After escaping from a Satan worshipping cult whilst on an undercover mission, a nun takes refuge with kickboxer Sean (Mark Houghton) who eventually has to help her out as his brother is killed by the disciples. The nun worked with Eileen (Nora Miao) during their mission but she broke free to get married to Robert. Cue the original movie and strange sounds in the night for the newly weds. As well as strange appearances of a woman in their house...

Not that IFD stepped up their production quality and started to make seamless mergers of their footage and the source movie. But the truer joy from the IFD experience has always been for me the free for all mix of genres, in the name of fun and business. Therefore Mark Houghton's story having to deal with the power of Satan embodied in a man with half a Kiss make-up job, his disciples (looking like they're playing cowboys and indians in the woods) is quite wonderfully goofy and fairly energetic too. With a lot of forced profanity, some fine bursts of action choreography (it helps Mark Houghton is an accomplished martial artist with plenty of experience), IFD's section of Kickboxer From Hell greatly amuses.

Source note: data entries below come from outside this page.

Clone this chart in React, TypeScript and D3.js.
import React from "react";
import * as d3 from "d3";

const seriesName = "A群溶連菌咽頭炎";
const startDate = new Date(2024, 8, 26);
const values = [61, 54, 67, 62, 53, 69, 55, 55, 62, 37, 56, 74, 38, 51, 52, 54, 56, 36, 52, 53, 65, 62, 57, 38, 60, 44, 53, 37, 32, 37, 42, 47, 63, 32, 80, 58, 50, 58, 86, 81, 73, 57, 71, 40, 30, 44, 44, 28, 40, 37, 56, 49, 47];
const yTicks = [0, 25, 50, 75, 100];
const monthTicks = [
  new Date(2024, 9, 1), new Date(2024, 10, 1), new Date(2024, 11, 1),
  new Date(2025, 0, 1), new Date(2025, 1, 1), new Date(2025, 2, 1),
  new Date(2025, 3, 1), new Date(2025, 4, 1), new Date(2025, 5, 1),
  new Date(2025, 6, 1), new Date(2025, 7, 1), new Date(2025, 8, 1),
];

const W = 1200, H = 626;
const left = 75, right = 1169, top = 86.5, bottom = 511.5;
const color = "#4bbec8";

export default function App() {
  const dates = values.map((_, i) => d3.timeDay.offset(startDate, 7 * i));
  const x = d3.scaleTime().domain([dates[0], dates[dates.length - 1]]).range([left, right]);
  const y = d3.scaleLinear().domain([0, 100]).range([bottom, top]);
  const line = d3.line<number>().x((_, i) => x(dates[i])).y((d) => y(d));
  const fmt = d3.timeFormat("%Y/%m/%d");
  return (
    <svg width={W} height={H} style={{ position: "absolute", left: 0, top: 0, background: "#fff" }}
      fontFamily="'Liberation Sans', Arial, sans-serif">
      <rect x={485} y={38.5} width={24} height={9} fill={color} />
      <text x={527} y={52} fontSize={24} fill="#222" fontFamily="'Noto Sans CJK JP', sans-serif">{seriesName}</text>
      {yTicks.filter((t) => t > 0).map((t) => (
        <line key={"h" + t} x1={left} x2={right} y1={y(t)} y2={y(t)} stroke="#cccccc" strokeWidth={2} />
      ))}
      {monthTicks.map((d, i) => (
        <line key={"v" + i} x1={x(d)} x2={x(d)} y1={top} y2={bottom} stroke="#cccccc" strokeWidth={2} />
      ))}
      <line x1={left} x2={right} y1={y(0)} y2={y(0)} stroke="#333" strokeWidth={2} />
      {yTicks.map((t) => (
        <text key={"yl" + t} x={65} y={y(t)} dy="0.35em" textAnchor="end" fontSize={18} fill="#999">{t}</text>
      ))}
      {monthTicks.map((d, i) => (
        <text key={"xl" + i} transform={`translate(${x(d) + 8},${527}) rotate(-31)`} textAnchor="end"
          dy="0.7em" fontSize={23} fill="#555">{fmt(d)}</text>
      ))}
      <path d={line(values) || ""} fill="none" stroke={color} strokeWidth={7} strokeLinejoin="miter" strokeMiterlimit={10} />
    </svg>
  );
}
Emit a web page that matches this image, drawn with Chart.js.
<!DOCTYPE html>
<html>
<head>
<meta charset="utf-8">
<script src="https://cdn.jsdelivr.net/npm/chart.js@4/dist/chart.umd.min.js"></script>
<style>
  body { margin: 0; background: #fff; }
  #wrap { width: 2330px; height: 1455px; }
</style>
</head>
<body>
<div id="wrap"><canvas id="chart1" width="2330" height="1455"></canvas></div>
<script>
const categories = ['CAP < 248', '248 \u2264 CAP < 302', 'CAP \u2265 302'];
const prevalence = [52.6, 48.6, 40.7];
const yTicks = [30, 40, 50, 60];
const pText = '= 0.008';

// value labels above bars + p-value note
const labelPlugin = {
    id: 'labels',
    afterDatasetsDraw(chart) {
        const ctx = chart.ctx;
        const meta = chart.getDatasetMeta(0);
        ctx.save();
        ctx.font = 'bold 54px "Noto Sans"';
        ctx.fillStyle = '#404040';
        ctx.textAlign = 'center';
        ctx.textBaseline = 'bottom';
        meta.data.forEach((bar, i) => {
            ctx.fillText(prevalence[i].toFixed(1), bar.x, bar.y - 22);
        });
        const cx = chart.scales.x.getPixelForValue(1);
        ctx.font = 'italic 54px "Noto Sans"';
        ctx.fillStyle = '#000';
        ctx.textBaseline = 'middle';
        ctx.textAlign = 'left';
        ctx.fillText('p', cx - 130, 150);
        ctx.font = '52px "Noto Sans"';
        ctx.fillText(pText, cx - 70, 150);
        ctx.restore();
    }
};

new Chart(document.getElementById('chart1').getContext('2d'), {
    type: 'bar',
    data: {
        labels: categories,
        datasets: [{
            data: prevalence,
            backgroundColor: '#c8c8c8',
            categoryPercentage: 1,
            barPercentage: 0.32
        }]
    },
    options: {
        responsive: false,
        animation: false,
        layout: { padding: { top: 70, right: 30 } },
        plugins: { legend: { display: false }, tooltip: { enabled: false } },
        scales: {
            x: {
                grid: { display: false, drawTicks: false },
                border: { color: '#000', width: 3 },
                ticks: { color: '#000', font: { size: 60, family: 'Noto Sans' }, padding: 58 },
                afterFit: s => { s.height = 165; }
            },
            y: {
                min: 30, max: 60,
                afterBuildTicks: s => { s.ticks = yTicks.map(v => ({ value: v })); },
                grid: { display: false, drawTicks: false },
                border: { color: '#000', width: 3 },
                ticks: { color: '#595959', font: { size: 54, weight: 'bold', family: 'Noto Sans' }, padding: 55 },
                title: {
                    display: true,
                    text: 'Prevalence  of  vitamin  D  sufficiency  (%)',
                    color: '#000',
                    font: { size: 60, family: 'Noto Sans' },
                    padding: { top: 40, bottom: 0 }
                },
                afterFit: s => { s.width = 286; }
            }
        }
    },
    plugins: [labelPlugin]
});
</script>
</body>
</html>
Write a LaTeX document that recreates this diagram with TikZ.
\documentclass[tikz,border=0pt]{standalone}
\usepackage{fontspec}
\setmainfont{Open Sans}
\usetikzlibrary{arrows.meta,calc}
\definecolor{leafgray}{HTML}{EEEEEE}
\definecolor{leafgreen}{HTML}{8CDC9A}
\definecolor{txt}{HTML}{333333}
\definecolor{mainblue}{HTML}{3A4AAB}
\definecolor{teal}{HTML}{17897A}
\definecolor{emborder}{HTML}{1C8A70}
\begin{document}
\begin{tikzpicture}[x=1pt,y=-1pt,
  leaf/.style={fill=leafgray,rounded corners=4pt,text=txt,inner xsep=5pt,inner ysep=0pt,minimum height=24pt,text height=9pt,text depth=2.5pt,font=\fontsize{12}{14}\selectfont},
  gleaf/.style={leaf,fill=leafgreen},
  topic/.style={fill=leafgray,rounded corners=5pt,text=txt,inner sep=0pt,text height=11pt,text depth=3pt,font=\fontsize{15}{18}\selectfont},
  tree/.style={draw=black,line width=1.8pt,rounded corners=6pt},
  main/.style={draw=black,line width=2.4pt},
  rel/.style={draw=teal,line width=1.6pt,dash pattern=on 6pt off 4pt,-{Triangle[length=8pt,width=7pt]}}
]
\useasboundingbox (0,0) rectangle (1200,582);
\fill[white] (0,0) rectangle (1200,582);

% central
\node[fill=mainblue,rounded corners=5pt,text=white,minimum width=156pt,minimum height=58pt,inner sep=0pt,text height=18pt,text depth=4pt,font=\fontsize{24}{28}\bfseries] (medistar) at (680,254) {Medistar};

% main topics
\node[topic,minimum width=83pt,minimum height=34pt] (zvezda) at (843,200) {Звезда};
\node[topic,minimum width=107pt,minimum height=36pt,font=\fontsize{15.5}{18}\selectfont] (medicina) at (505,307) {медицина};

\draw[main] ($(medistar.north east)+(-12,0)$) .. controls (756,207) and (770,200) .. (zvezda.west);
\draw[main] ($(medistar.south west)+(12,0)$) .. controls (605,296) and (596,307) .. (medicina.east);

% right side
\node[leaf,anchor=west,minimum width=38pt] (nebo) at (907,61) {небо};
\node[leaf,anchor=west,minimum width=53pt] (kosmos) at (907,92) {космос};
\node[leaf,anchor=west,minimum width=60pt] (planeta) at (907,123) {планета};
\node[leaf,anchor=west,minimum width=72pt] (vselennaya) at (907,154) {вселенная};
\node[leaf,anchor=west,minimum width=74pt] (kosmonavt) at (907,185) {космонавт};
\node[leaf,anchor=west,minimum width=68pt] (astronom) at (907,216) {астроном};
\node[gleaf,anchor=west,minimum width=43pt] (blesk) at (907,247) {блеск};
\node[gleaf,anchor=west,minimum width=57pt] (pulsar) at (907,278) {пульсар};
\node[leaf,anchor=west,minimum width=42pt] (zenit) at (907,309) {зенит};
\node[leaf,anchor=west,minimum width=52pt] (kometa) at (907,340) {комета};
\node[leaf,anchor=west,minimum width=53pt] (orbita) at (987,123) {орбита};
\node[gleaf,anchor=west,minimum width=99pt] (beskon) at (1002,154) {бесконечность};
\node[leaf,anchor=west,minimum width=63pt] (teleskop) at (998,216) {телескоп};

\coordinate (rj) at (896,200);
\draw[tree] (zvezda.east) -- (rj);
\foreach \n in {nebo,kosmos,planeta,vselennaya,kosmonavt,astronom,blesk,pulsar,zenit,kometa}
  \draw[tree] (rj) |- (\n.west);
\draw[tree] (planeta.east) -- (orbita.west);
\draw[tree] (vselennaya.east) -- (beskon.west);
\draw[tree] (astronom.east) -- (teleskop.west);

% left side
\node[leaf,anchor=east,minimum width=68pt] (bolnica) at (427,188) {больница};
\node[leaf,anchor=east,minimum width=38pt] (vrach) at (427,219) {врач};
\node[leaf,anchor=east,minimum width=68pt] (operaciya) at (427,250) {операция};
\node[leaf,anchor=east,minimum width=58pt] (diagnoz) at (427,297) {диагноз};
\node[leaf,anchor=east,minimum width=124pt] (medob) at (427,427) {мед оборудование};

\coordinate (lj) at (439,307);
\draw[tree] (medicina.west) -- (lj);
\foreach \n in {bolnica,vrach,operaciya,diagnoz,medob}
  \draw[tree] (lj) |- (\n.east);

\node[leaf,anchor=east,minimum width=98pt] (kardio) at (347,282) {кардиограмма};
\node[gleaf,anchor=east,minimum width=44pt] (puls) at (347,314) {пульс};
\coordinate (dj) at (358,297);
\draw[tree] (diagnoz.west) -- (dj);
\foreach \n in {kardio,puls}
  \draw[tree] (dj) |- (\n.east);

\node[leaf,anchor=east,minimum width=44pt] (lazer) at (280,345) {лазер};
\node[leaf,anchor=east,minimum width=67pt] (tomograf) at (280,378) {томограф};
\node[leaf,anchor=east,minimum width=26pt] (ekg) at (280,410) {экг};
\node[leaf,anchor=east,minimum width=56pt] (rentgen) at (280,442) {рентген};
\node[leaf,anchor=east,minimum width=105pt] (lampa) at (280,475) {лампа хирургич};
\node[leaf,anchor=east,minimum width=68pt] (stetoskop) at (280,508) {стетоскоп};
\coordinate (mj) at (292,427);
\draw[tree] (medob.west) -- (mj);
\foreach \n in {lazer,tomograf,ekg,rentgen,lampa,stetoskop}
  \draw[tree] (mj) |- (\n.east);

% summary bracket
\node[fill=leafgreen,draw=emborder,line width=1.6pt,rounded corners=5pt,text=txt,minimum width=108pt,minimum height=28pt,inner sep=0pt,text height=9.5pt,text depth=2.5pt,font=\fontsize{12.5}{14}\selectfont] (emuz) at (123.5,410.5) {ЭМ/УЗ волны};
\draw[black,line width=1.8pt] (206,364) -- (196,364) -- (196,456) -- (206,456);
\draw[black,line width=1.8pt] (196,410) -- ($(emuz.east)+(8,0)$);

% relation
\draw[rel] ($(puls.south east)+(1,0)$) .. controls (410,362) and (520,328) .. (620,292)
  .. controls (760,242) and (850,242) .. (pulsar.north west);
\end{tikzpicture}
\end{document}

The Obsessed for all intents and purposes is a pretty standard horror movie with a possible sometimes they'll come back-esque storyline. There's sufficiently made echoes of classic horror here, starting with strange sounds in the night, scary black cats to the appearance of ghostly apparitions (with a huge green light in their face for rather forced effect). No true surprises emerges but a lean towards frantic and dark horror helps and it's certainly not a desperate copy of someone else's work. The fit with the Alton Cheung footage is simply not a fit at all though but its fair strengths vs IFD's action-horror intentions makes the final product a good, goofy one. Kickboxers were no ninjas and I doubt this era ranked high profit-wise but Joseph Lai was trying angles and that is to be applauded.